### ENTRIES SUPPLIED
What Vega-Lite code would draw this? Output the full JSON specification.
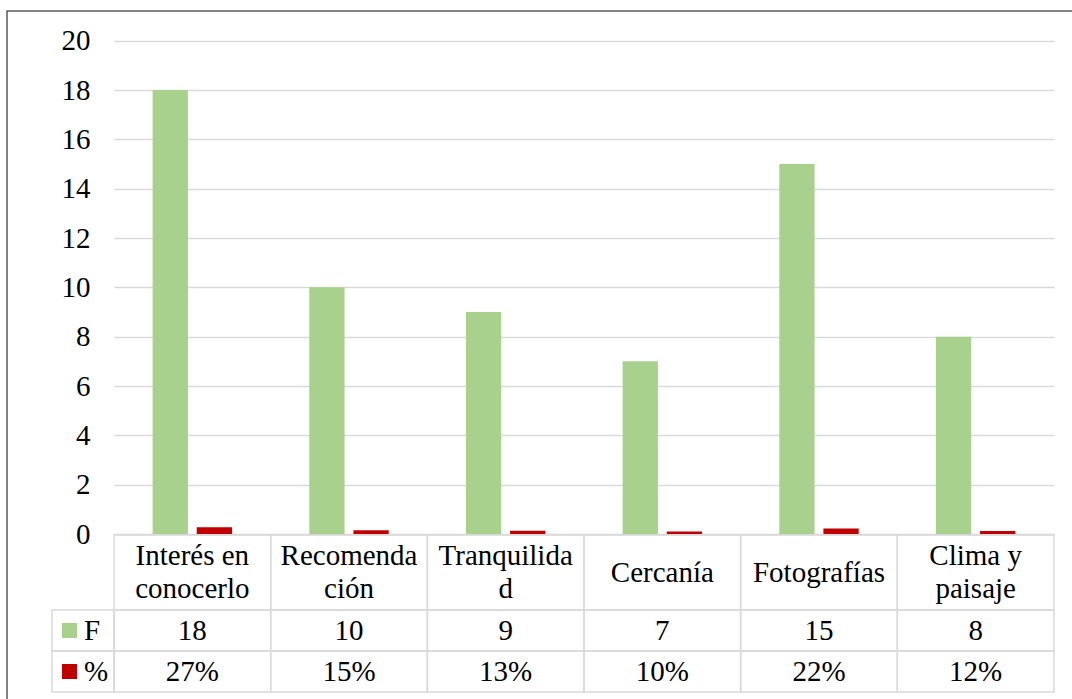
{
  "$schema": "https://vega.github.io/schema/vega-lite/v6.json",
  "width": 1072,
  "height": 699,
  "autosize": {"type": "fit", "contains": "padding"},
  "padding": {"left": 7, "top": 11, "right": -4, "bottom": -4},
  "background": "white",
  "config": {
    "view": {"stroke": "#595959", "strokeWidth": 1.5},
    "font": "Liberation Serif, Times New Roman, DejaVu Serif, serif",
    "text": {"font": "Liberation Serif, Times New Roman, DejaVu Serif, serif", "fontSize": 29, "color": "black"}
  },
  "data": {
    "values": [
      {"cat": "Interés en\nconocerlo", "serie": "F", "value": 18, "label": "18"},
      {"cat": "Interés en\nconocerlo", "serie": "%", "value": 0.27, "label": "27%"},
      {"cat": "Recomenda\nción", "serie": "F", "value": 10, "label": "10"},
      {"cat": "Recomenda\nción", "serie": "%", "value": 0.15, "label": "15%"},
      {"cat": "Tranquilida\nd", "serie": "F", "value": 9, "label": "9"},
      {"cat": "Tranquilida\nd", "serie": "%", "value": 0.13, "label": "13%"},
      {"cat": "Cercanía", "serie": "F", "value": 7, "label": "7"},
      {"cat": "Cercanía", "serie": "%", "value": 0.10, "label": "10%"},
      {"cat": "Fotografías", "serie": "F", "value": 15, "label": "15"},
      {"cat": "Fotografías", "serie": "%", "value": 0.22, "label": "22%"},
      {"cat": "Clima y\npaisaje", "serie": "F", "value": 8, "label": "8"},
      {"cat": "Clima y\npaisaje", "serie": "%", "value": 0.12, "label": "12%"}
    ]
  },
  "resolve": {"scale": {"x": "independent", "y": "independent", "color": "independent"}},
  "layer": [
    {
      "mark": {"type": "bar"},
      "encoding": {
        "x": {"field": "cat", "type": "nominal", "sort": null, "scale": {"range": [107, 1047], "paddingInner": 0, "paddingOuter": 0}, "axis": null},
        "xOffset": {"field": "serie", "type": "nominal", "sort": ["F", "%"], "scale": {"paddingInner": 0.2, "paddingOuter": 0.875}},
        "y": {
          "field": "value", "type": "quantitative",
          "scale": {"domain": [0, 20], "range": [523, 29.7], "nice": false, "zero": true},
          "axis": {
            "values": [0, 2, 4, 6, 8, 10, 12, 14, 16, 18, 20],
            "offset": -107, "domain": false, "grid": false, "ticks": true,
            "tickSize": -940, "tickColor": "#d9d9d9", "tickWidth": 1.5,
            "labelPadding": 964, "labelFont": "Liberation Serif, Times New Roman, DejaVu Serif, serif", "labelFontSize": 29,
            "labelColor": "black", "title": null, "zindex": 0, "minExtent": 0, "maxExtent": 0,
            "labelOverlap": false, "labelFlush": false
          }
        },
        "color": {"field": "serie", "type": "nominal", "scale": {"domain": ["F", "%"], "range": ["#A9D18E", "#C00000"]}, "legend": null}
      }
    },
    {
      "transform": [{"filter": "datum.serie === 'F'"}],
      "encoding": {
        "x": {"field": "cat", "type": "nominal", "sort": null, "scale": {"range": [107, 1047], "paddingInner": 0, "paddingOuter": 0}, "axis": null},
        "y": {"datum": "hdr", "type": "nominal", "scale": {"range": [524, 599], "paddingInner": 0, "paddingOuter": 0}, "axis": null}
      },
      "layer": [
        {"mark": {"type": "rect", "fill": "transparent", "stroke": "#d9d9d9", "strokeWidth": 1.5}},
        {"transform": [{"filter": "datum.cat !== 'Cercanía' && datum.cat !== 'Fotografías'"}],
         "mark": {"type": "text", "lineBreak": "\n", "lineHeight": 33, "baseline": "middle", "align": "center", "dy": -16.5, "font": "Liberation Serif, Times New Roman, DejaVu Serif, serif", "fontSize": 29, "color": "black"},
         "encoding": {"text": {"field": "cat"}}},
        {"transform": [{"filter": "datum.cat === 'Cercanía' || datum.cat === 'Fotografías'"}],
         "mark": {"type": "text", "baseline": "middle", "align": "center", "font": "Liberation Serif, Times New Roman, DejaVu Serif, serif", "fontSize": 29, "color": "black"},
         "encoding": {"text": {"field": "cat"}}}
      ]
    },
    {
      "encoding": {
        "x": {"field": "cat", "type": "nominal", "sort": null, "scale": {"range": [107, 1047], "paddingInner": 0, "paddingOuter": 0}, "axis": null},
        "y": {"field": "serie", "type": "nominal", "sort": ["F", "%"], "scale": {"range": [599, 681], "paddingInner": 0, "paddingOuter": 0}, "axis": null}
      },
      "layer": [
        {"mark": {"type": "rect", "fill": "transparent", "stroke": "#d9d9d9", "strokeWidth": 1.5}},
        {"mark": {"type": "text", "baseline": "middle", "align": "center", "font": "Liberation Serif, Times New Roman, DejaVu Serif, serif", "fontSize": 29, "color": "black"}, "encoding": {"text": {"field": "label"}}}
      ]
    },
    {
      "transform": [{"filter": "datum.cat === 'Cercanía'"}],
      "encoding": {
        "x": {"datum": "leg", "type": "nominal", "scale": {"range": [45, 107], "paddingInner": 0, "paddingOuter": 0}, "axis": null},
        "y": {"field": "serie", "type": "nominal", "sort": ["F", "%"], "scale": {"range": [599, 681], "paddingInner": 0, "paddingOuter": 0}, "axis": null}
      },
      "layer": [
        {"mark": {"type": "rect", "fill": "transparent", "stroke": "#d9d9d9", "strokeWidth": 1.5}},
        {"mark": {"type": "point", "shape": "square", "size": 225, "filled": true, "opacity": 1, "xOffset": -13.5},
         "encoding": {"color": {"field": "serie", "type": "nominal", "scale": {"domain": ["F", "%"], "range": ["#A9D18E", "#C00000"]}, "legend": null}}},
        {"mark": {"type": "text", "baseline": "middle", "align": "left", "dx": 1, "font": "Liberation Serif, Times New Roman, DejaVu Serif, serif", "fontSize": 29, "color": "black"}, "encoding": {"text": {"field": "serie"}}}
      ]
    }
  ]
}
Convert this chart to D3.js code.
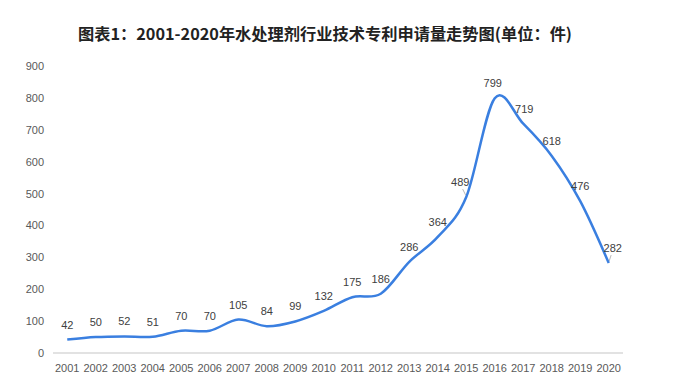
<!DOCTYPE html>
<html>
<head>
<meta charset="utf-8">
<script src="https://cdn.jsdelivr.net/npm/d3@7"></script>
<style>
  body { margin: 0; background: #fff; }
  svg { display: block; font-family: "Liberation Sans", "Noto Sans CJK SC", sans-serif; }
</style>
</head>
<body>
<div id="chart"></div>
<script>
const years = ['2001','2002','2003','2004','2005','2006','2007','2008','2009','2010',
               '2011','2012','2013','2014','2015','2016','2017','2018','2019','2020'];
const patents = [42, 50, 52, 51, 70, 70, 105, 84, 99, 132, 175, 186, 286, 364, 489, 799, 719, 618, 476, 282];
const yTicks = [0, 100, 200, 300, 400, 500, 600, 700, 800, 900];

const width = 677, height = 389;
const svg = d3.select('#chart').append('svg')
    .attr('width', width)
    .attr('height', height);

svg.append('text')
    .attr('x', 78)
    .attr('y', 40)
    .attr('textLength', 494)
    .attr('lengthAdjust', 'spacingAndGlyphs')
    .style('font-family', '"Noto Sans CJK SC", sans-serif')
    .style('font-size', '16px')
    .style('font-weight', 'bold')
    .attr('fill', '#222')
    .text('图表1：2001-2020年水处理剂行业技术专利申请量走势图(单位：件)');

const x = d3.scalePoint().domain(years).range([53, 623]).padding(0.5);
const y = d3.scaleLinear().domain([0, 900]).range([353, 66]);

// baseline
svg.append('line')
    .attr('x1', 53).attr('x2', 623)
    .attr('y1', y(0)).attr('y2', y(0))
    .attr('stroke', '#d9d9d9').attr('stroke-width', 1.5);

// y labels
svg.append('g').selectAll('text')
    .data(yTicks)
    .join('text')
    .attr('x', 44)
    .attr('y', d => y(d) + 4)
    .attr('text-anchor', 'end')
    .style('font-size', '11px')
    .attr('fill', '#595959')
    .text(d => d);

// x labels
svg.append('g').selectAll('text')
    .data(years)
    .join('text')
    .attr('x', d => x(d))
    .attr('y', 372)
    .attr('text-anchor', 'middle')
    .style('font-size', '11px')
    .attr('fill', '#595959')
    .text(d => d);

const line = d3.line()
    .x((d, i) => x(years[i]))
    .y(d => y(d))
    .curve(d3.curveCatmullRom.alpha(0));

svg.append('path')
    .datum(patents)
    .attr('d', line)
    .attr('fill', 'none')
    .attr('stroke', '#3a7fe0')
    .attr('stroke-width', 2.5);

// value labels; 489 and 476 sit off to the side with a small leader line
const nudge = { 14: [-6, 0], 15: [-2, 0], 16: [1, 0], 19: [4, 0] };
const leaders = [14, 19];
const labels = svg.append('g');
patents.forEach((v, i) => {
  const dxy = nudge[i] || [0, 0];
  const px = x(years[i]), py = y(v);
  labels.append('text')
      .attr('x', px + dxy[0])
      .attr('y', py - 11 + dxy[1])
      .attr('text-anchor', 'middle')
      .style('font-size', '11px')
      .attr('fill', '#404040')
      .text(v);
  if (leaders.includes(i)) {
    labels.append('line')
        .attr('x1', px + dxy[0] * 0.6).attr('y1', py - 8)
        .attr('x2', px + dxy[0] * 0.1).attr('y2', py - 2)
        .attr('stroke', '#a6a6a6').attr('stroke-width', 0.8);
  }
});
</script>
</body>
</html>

### GIVEN TASK
Gather each line from the entries above that includes the word "chart".

### EXPECTED ANSWER
Convert this chart to D3.js code.
<div id="chart"></div>
const svg = d3.select('#chart').append('svg')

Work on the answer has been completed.